Restate, exactly and only, the lines from the first through the line containing "20, 17.5, 14.1, 14.1, 10.4, 10.6, 11.6]".

# Supplied material:
○ ○ ○
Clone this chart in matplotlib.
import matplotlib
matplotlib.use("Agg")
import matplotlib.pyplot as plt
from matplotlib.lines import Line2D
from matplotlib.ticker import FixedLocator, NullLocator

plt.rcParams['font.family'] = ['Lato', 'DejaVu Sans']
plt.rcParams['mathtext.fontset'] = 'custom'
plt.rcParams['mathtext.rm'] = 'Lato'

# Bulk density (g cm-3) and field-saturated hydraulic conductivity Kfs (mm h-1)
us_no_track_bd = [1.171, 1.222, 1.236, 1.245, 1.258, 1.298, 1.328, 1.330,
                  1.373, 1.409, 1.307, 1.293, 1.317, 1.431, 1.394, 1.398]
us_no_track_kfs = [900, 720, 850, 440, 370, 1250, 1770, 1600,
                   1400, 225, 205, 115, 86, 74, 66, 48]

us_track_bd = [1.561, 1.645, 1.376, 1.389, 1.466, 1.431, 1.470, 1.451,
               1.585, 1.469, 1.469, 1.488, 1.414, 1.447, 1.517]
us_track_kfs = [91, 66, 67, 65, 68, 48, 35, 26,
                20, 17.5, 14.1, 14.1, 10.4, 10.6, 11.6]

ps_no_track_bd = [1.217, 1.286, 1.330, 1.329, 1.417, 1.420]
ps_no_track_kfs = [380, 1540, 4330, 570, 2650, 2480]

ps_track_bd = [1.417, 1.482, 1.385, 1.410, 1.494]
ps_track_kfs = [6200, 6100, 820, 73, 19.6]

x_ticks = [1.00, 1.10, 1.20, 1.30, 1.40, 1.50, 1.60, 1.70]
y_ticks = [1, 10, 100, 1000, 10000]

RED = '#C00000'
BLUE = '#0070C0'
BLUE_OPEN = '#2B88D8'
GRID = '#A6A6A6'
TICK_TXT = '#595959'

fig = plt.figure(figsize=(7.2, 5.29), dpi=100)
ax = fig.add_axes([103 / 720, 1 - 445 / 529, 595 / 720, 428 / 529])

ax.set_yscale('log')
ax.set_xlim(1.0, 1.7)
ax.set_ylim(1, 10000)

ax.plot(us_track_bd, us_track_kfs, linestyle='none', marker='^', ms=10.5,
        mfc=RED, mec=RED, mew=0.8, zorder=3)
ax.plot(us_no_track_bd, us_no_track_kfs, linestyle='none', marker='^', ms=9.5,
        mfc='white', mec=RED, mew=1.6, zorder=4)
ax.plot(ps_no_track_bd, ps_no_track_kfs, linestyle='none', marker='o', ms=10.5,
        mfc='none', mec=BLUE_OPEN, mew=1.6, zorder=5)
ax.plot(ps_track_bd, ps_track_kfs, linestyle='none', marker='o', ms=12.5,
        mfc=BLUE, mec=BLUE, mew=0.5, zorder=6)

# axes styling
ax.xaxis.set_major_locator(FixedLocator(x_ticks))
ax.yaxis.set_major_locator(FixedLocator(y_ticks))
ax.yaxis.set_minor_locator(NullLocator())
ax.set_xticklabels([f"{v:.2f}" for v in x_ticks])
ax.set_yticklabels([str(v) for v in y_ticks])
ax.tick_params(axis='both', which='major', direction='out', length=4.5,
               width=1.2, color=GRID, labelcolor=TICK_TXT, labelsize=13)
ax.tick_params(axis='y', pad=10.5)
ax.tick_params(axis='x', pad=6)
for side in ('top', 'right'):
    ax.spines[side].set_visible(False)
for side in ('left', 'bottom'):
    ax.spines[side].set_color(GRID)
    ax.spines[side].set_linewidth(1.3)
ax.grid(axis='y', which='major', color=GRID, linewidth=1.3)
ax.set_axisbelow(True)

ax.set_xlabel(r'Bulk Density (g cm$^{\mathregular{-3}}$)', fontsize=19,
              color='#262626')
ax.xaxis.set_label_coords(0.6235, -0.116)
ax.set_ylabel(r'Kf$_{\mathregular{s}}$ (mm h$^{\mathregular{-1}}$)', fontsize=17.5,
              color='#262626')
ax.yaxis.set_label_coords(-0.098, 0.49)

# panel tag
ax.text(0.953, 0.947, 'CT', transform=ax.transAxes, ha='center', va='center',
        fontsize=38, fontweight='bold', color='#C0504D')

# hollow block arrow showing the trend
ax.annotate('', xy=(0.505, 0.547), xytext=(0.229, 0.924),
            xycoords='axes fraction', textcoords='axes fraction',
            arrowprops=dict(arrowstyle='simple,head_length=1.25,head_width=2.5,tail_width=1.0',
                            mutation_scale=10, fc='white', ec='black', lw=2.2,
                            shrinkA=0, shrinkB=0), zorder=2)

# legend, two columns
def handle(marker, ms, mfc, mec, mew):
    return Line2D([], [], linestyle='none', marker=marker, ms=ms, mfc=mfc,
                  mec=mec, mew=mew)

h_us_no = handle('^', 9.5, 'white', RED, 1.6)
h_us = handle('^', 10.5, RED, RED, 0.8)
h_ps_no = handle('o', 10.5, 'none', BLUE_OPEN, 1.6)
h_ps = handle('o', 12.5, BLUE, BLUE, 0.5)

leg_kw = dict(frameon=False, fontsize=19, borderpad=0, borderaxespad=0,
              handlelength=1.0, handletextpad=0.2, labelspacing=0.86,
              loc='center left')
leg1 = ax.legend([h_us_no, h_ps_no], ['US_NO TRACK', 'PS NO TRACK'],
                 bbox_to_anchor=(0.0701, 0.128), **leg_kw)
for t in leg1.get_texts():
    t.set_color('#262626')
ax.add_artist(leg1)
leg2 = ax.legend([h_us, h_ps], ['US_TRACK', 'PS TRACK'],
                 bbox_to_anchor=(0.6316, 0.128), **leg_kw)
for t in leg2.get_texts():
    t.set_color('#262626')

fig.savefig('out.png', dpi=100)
○ ○ ○
# Solution for this problem:
Clone this chart in matplotlib.
import matplotlib
matplotlib.use("Agg")
import matplotlib.pyplot as plt
from matplotlib.lines import Line2D
from matplotlib.ticker import FixedLocator, NullLocator

plt.rcParams['font.family'] = ['Lato', 'DejaVu Sans']
plt.rcParams['mathtext.fontset'] = 'custom'
plt.rcParams['mathtext.rm'] = 'Lato'

# Bulk density (g cm-3) and field-saturated hydraulic conductivity Kfs (mm h-1)
us_no_track_bd = [1.171, 1.222, 1.236, 1.245, 1.258, 1.298, 1.328, 1.330,
                  1.373, 1.409, 1.307, 1.293, 1.317, 1.431, 1.394, 1.398]
us_no_track_kfs = [900, 720, 850, 440, 370, 1250, 1770, 1600,
                   1400, 225, 205, 115, 86, 74, 66, 48]

us_track_bd = [1.561, 1.645, 1.376, 1.389, 1.466, 1.431, 1.470, 1.451,
               1.585, 1.469, 1.469, 1.488, 1.414, 1.447, 1.517]
us_track_kfs = [91, 66, 67, 65, 68, 48, 35, 26,
                20, 17.5, 14.1, 14.1, 10.4, 10.6, 11.6]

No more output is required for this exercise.